Je vais donc me concentrer sur ce qui me touche personnellement, puisque, si ce journal n'a rien d'intime, il n'en adopte pas moins les codes de base, à savoir le « je » permanent, une subjectivité assumée (mais argumentée, j'espère), une bonne dose d'auto-analyse et des points de vue divers et variés, qui n'engagent évidemment que leur auteur mais qui prétendent parfois à l'universalité, parce que l'on écrit, peint, sculpte, pratique un instrument pour se rapprocher de ses congénères plutôt que pour s'en démarquer.

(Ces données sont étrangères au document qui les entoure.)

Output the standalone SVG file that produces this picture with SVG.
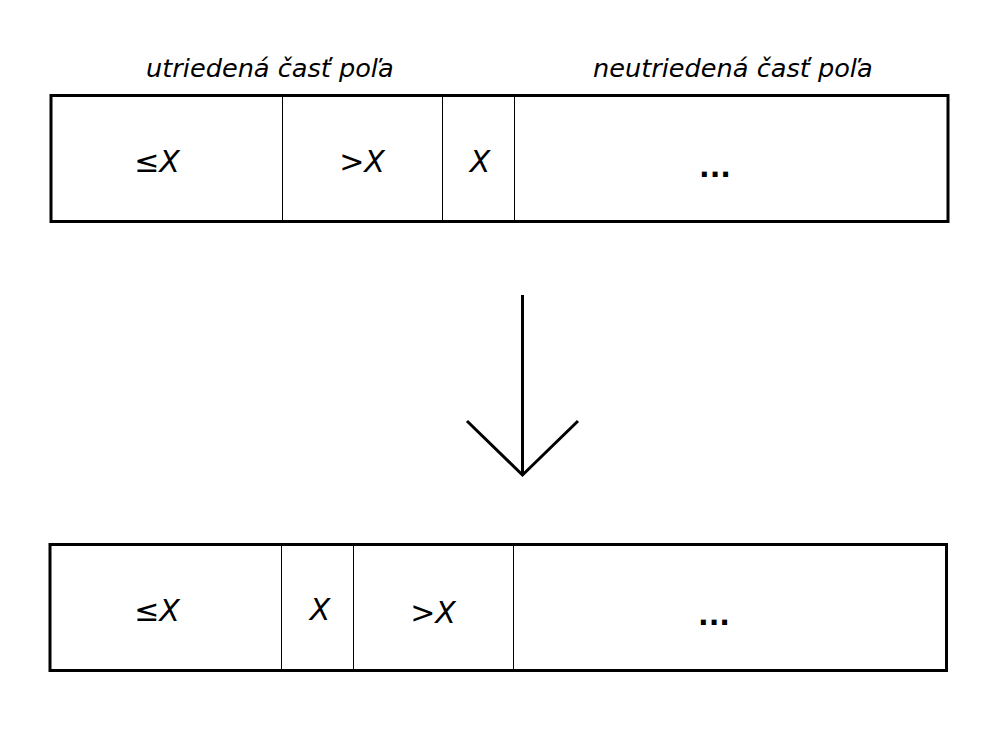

Je remarque en premier lieu que la dernière entrée du « Journal qui s'achève en traînant la patte », celle intitulée « la pensée masculiniste » datée du 24 janvier, semble vouée à demeurer la plus impopulaire de la série. Surtout auprès des hommes, dont je ne doute pas, toutefois, que certains d'entre eux l'aient lu. Aurais-je touché un point sensible ? On peut l'envisager.

Je vais donc reprendre ici certains points et les développer au maximum du temps qui m'est alloué avant le cours d'harmonie. (Qu'un cours d' « harmonie » me limite dans un exercice d'expression personnelle me frappe ici d'une ironie mordante mais passons.)

Nous, les hommes, pesons sur les femmes de tout le poids d'une idéologie invasive dont nous n'avons qu'à peine commencé à entrevoir les ramifications. Cette idéologie, certaines féministes la nomment « patriarcat », terme auquel je souscris parce qu'il associe les termes « pater » (père) et « arkhé » (pouvoir). Il s'agit donc de la combinaison latine d'un mot latin et d'un mot grec, qui remonte à l'époque où l'Eglise chrétienne pose les bases de sa domination, le patriarche étant à l'origine le chef d'une Eglise.

La notion de patriarcat invite à considérer que le père est dépositaire de l'autorité au sein de la famille, ce qui se traduit, par extension, par une autorité globale dans... ben dans tous les domaines de la vie sociale ! Une éducation patriarcale classique place le garçon au centre de l'attention et la fille en périphérie. Le garçon sera jugé potentiellement « intelligent », « physique », « cérébral », « débrouillard », la fille sera « jolie », « mignonne », « émotive », « sensible », « douce ». Je ne vous apprends rien, on a tous plus ou moins vécu la même chose, à des degrés divers, avec parfois des écarts énormes, puisque l'éducation diffère forcément selon que papa soit militaire de carrière, syndicaliste de gauche, prof, médecin, avocat, etc.

Et maman dans tout ça ?

Maman a eu fort à faire. Il lui a fallu lutter pour être considérée pour ses qualités intellectuelles. Il lui a fallu reconquérir, comme chaque femme avant, pendant et après elle, une image de personne autonome, adulte, aussi forte que n'importe qui, dans un monde qui lui impose la gestion des enfants, de la famille, du couple, de la maison, mais toujours aux ordres de l'homme, son mari, concubin, amant, père de substitution, et j'en passe.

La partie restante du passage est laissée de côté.